Die Beklagte vertritt in ihrem Rechtsmittel die Auffassung, daß sich § 460 Z 8 ZPO nur auf das eigentliche Verfahren in Ehesachen, nicht aber auf das Verfahren über eine Nichtigkeits- oder Wiederaufnahmsklage betreffend eine Ehesache beziehe; sie bekämpft auch die Kostenentscheidung des Rekursgerichtes (mit Ausnahme jener über die Kosten des Revisionsrekurses und der Revisionsrekursbeantwortung). Der Argumentation der Beklagten kann jedoch nicht gefolgt werden:

Gemäß § 460 Z 8 ZPO ist in Ehesachen der Rechtsstreit in Ansehung der Hauptsache als erledigt anzusehen, wenn einer der Ehegatten vor der Rechtskraft des Urteils stirbt. Der Rechtsstreit kann nur noch wegen der Verfahrenskosten fortgesetzt werden; ein bereits ergangenes Urteil ist wirkungslos. Diese dem ehemaligen § 81 der 1. DVEheG entsprechende Vorschrift wurde durch Art. VI Z 2 BG über Änderungen des Personen-, Ehe- und Kindschaftsrechts (BGBl. 1983/566) in die ZPO eingefügt und ist gemäß Art. 10 Z 4 dieses Gesetzes auf Eheverfahren anzuwenden, in denen die mündliche Streitverhandlung erster Instanz nach dem 31. Dezember 1983 geschlossen worden ist.
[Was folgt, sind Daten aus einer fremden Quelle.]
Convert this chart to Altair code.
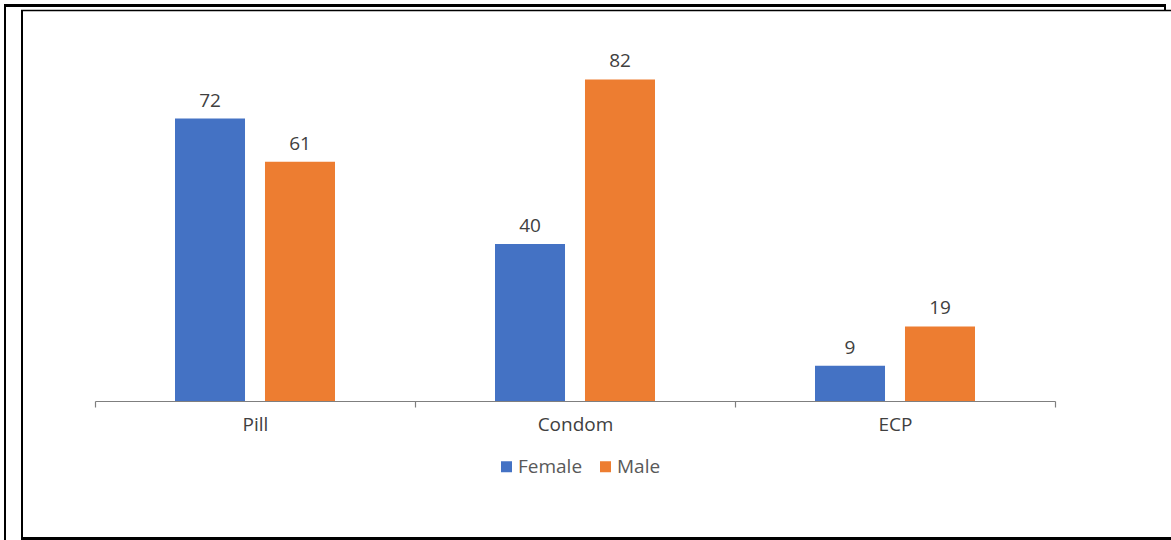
import altair as alt
import pandas as pd

methods = ["Pill", "Condom", "ECP"]
sexes = ["Female", "Male"]
female_vals = [72, 40, 9]
male_vals = [61, 82, 19]
colors = ["#4472C4", "#ED7D31"]

rows = []
for m, f, ml in zip(methods, female_vals, male_vals):
    rows.append({"method": m, "sex": "Female", "value": f})
    rows.append({"method": m, "sex": "Male", "value": ml})
df = pd.DataFrame(rows)

FONT = "Century Gothic, Open Sans"
OX, OY = 95, 48  # plot origin in page

base = alt.Chart(df).encode(
    x=alt.X("method:N", sort=methods, title=None,
            scale=alt.Scale(paddingInner=0, paddingOuter=0),
            axis=alt.Axis(labelAngle=0, tickBand="extent", domainColor="#7f7f7f",
                          tickColor="#7f7f7f", tickSize=6, labelPadding=8,
                          labelFont=FONT, labelFontSize=19, labelColor="#404040",
                          domainWidth=1.2, tickWidth=1.2)),
    xOffset=alt.XOffset("sex:N", sort=sexes,
                        scale=alt.Scale(paddingInner=0.222, paddingOuter=0.889)),
    y=alt.Y("value:Q", title=None, scale=alt.Scale(domain=[0, 90], nice=False),
            axis=None),
)

bars = base.mark_bar().encode(
    color=alt.Color("sex:N", sort=sexes, title=None,
                    scale=alt.Scale(domain=sexes, range=colors),
                    legend=alt.Legend(orient="none", direction="horizontal",
                                      legendX=402, legendY=409, padding=0,
                                      symbolType="square", symbolSize=121,
                                      symbolStrokeWidth=0, labelFont=FONT,
                                      labelFontSize=19, labelColor="#595959",
                                      labelOffset=2, columnPadding=13))
)

labels = base.mark_text(baseline="alphabetic", dy=-12, font=FONT, fontSize=19,
                        color="#404040").encode(text=alt.Text("value:Q"))

one = alt.Data(values=[{"a": 0}])

def rule(x1, y1, x2, y2, w):
    return alt.Chart(one).mark_rule(color="black", strokeWidth=w).encode(
        x=alt.value(x1 - OX), x2=alt.value(x2 - OX),
        y=alt.value(y1 - OY), y2=alt.value(y2 - OY))

frame = [
    rule(5, 5, 5, 540, 2),
    rule(4, 5.5, 1166, 5.5, 3),
    rule(1165, 5, 1165, 11, 2),
    rule(22, 10, 22, 539, 2),
    rule(21, 10.5, 1171, 10.5, 1.5),
    rule(21, 538.5, 1171, 538.5, 3),
]

chart = alt.layer(bars, labels, *frame).properties(
    width=960, height=353,
    background="white",
    autosize=alt.AutoSizeParams(type="none"),
    padding={"left": OX, "top": OY, "right": 1171 - OX - 960, "bottom": 540 - OY - 353},
).configure_view(stroke=None, strokeWidth=0)

chart.save("out.html", embed_options={"renderer": "svg", "actions": False})
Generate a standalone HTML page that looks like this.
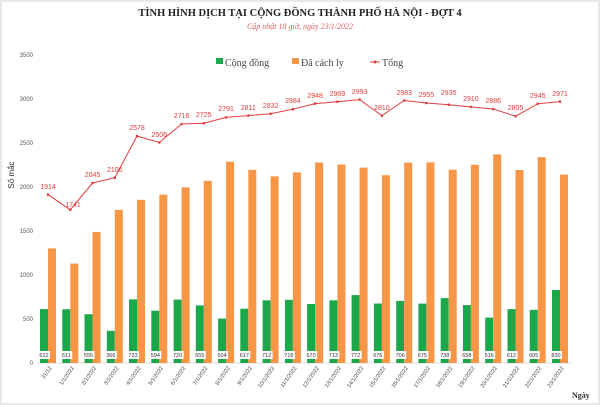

Auch im Verfahren über Nichtigkeits- oder Wiederaufnahmsklagen betreffend eine Ehesache finden - ausgenommen das Vorprüfungsverfahren gemäß §§ 533 ff ZPO, in dem nur die Spezialvorschriften für die Rechtsmittelklagen gelten - die Sondervorschriften des Eheverfahrens Anwendung (Fasching Komm IV 479; Fasching LB Rz 2041). Wurde die Ehe im Vorprozeß aufgelöst und stirbt ein Ehepartner während des Aufhebungsverfahrens, dann ist in sinngemäßer Anwendung des § 460 Z 8 ZPO der Nichtigkeits- oder Wiederaufnahmsprozeß "einzustellen" (Fasching Komm VI 480; JBl 1956, 342); er kann nur wegen der Kosten fortgesetzt werden. § 460 Z 8 ZPO ergibt sich aus dem Wegfall des mit dem Scheidungsbegehren verfolgten Anspruches auf Auflösung der Ehe durch den Tod eines Ehegatten; auch im Verfahren über eine Rechtsmittelklage kann das damit angestrebte Ziel, die Wirkungen eines Scheidungsurteils zu beseitigen, nicht mehr erreicht werden, wenn ein Ehegatte im Zuge des Verfahrens über die Rechtsmittelklage gestorben ist.

Im vorliegenden Fall befand sich das Verfahren über die Nichtigkeits- und Wiederaufnahmsklage im Zeitpunkt des Todes Helmut N*** nicht mehr im Stadium des Vorprüfungsverfahrens; § 460 Z 8 ZPO war daher bereits anzuwenden. Das bedeutet, daß der mit dieser Klage erhobene Anspruch erledigt ist und die Entscheidungen der Vorinstanzen wirkungslos sind. Der Revisionsrekurs der Beklagten war daher - wie das Rekursgericht richtig erkannt hat - unzulässig (EFSlg 10.390; 6 Ob 527/85).

Die Befugnis des Gerichtes zweiter Instanz, unzulässige Revisionsrekurse gemäß § 523 Satz 1 ZPO zurückzuweisen, wird in ständiger Rechtsprechung bejaht (EvBl 1986/139 ua); solche Entscheidungen des Gerichtes zweiter Instanz unterliegen aber den in § 528 Abs 1 ZPO normierten Rechtsmittelausschlüssen (JBl 1985, 113; EvBl 1986/139). Der gemäß § 528 Abs 1 Z 2 ZPO unzulässige Rekurs im Kostenpunkt war daher zurückzuweisen.

Im übrigen war dem Rekurs ein Erfolg zu versagen.

Die Entscheidung über die Rekurskosten gründet sich auf §§ 40, 50 ZPO.